Why do we behave the way we behave?

Emm
3 min readMay 28, 2021

Interestingly, I am not an expert in cracking the code of how we behave and why do we behave the way we behave? This is entirely based on my experience and my own reflections in the form of sad or bad feelings for the major part of my life and as of now, took a shape in the form of writing using words as a medium.

It was a question that was looming all over given my view of the world. Sometimes it was just a black and white world, in other words, when you do good unto others and you’d receive good and when you were on the bad side you’d receive bad things in life for sure coz that's what you deserve! And also coz Karma’s a B***H. Sometimes, it’s a smart and cunning world where everyone seemed smarter than me right from doing mundane things in the world or appear cool as words would just flow. You either needed to be a smarter person or you’d just need good looks and look beautiful, so that everybody shuts up and won’t mess up with anything that’s so serene. They literally don’t want to, somehow, disturb the beauty or trouble the beauty as if they’re in awe of them. It’s as if things automatically get served on a platter when the world is in awe of you and the exact opposite you could also be your own enemy.

Sometimes the world was just cruel and unfair and I downright didn’t deserve the treatment I received with no fault of mine. I guess I was just naive in some cases and needed a lashing to know that the world is not what it appears to be. It really gets to being selfish and hurts in a matter of milliseconds or even lesser if there’s a unit for it and sometimes I was dumb to perceive and differentiate the good from the bad or decide to be honest and get hurt or do get cheated upon!

So you can assume already that I didn’t belong to any of the categories mentioned above. But all of these instances of sometimes have changed me in one way or the other. It’s changed me while hurting me, making me a fool or fall into traps of life. I learnt to dust the insults off my shoulders, made myself a tower to live in and nobody could reach not even with Rapunzel’s tresses. It was worse and depressing and also fetched moments of happiness, yet pain and suffering overtook my happiness. I learnt to not expect anything from anyone coz that’s where the problem starts. I sometimes wonder who gets changed, is it me or the people on the other side of my world who laid traps, connive against, tricked, cheated or fooled me and got away with success, accolades, personal gains or I remain as a tale to boast about among friends and recollect how they ruined my life. There is no way I get to know about it. They also get away with torment, mental torture, agony. I also wonder at times do the tables turn on them and does the universe reciprocate in the same manner as they treated?. I guess I won’t know at all coz I have moved on already making sure the past doesn’t reach out to me in any manner. Now i am occupied with my own demons and live in my own hell!

Most of the times we are affected by our bad experiences and carry this experience in our subconscious, dice it and think about how you could have responded to that situation that doesn’t make you seem scared or petrified of things.

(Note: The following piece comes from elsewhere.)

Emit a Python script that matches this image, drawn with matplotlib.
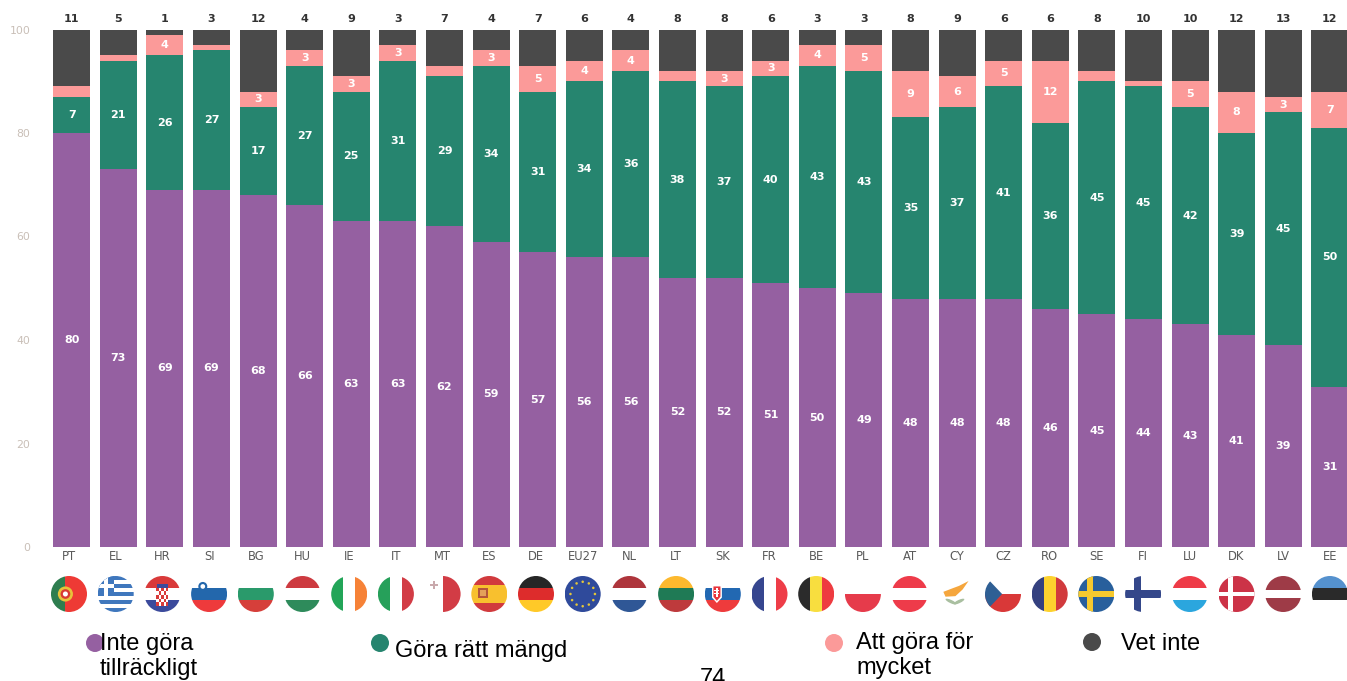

Our subconscious very well protects from being hurt again when you come across these situations. So our actions or reactions are all based on what our experiences were in the past and once the moment of being bold is gone, a few of us kick ourselves in the ass but will not be able to come out of it.

Oh! As I look upon the title with which I opened to write about my thoughts on, I am now left wondering, if I need to change the title to “ why do I behave the way I behave?” instead of “why do we behave the way we behave?”.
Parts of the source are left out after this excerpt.